> [Goal]:
The required output consists solely of the lines from the top of the listing through the line containing "medicina dentária estética</text>", transcribed exactly.

|---|

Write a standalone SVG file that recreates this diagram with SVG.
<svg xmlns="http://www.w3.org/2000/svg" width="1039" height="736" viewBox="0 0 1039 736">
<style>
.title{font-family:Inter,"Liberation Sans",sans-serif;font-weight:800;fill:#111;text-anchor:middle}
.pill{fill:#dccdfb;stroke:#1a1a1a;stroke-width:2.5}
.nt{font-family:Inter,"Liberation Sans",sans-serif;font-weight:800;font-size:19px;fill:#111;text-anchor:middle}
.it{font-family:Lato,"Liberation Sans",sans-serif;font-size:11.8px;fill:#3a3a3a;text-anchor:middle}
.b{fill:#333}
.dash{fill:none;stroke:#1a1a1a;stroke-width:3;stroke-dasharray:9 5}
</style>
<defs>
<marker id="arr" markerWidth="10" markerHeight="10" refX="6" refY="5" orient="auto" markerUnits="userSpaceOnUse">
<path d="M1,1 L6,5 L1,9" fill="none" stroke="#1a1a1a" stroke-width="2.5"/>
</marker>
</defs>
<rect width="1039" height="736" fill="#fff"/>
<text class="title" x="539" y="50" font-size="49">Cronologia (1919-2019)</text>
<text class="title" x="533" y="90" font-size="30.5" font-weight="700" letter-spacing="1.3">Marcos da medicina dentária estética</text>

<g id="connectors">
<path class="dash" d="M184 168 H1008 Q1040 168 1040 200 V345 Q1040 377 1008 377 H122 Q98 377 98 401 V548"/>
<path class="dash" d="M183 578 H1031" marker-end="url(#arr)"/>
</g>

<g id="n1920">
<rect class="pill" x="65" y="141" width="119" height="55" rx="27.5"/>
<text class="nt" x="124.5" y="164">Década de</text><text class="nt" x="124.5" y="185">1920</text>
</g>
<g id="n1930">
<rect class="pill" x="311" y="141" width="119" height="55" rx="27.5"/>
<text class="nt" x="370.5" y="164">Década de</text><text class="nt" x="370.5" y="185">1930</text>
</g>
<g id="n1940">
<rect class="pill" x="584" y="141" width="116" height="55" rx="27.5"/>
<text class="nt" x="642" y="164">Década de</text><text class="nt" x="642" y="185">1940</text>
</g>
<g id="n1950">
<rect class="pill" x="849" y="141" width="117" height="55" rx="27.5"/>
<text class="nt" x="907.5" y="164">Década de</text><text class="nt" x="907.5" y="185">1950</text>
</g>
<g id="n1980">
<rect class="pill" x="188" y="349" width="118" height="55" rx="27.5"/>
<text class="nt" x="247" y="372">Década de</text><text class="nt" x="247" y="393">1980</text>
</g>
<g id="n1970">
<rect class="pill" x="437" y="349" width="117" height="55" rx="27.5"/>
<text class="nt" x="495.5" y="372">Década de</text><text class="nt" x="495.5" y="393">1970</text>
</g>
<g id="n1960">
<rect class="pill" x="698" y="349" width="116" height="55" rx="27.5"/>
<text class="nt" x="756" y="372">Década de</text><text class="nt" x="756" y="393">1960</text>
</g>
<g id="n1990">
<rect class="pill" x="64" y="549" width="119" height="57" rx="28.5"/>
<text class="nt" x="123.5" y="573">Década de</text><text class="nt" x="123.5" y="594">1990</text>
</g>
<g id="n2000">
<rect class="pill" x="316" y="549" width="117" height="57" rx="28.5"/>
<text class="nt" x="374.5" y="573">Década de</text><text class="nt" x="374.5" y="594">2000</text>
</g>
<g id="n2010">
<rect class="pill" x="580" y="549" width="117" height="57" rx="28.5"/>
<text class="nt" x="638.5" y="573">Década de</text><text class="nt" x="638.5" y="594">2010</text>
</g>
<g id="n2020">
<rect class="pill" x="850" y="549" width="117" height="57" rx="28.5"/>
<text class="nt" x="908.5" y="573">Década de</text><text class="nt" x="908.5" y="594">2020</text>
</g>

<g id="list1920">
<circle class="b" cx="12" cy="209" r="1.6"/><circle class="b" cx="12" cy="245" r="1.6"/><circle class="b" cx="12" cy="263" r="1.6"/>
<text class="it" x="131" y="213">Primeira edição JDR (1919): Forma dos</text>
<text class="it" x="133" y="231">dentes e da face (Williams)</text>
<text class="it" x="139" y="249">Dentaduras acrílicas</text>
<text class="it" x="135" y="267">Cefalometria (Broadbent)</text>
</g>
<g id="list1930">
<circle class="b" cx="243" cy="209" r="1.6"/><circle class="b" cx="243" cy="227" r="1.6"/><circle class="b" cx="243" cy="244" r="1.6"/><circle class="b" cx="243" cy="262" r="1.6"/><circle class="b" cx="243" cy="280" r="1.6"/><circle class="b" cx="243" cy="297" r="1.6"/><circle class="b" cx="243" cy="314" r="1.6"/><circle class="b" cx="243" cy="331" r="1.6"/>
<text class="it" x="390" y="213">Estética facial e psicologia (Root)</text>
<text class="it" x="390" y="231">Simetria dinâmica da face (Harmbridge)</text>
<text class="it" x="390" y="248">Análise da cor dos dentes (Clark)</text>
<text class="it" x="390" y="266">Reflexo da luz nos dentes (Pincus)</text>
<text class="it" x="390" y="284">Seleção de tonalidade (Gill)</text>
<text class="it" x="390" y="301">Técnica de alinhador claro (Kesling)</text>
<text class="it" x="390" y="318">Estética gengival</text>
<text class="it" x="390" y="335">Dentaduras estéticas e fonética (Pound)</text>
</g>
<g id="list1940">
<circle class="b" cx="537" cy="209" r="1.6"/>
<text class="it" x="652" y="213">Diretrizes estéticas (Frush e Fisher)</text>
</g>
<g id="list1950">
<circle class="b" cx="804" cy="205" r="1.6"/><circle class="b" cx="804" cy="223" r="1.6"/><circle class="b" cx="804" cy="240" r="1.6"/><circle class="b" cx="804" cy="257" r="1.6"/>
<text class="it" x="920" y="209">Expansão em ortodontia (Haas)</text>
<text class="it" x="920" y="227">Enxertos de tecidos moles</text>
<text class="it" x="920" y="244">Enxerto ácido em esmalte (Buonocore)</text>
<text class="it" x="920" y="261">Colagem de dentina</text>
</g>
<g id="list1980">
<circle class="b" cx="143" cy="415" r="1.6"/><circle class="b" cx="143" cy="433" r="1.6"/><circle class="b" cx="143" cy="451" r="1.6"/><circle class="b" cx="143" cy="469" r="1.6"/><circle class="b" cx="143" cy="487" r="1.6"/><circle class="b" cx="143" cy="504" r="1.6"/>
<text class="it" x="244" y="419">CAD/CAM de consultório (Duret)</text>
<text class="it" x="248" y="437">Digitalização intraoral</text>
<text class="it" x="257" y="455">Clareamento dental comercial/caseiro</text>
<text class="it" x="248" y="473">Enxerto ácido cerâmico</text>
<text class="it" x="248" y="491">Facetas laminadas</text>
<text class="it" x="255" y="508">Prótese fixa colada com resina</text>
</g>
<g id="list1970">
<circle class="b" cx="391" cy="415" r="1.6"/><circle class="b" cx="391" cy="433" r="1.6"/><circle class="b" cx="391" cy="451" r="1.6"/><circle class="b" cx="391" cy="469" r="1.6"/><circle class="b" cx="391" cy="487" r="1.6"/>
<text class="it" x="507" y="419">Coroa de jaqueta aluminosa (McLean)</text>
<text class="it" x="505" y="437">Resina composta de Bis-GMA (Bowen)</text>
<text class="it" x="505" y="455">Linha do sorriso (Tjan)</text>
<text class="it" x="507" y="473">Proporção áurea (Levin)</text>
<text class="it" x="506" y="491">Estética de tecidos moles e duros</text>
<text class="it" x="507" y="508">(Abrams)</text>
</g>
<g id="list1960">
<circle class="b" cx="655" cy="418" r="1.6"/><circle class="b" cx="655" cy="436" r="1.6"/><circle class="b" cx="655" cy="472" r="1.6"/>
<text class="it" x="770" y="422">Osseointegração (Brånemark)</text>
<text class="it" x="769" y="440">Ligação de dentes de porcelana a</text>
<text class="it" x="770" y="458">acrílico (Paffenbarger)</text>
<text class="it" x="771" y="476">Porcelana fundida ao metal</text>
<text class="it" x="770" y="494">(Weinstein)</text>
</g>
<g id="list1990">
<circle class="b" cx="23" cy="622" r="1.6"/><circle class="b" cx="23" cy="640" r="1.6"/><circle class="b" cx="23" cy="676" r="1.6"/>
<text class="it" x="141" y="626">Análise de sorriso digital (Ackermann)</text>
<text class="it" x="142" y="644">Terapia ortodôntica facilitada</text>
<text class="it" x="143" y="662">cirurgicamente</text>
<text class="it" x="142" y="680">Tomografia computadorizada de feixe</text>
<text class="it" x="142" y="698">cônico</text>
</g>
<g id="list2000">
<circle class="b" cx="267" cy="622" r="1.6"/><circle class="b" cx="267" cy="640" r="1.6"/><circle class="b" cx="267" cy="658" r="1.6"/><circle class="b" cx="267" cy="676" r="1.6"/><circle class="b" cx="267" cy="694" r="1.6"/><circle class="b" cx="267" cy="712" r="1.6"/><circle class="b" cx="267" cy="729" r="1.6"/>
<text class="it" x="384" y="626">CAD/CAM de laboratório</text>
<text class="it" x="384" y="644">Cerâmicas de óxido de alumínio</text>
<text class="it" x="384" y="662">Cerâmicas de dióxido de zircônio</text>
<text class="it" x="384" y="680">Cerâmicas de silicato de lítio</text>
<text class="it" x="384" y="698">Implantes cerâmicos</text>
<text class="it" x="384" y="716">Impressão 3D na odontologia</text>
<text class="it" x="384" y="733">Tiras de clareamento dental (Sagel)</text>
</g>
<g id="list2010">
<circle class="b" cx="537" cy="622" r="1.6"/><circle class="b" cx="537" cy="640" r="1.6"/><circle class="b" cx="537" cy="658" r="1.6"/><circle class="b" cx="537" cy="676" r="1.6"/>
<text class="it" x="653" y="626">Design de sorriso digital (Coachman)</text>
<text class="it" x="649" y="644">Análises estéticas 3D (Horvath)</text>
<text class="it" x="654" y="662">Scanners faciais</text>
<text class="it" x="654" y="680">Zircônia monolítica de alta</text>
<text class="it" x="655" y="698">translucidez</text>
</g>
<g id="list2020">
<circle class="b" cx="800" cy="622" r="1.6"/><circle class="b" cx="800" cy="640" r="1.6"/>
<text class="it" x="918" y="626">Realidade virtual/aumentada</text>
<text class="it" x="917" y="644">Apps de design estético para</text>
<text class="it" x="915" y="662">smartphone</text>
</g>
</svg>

|---|

> [Final result]:
Write a standalone SVG file that recreates this diagram with SVG.
<svg xmlns="http://www.w3.org/2000/svg" width="1039" height="736" viewBox="0 0 1039 736">
<style>
.title{font-family:Inter,"Liberation Sans",sans-serif;font-weight:800;fill:#111;text-anchor:middle}
.pill{fill:#dccdfb;stroke:#1a1a1a;stroke-width:2.5}
.nt{font-family:Inter,"Liberation Sans",sans-serif;font-weight:800;font-size:19px;fill:#111;text-anchor:middle}
.it{font-family:Lato,"Liberation Sans",sans-serif;font-size:11.8px;fill:#3a3a3a;text-anchor:middle}
.b{fill:#333}
.dash{fill:none;stroke:#1a1a1a;stroke-width:3;stroke-dasharray:9 5}
</style>
<defs>
<marker id="arr" markerWidth="10" markerHeight="10" refX="6" refY="5" orient="auto" markerUnits="userSpaceOnUse">
<path d="M1,1 L6,5 L1,9" fill="none" stroke="#1a1a1a" stroke-width="2.5"/>
</marker>
</defs>
<rect width="1039" height="736" fill="#fff"/>
<text class="title" x="539" y="50" font-size="49">Cronologia (1919-2019)</text>
<text class="title" x="533" y="90" font-size="30.5" font-weight="700" letter-spacing="1.3">Marcos da medicina dentária estética</text>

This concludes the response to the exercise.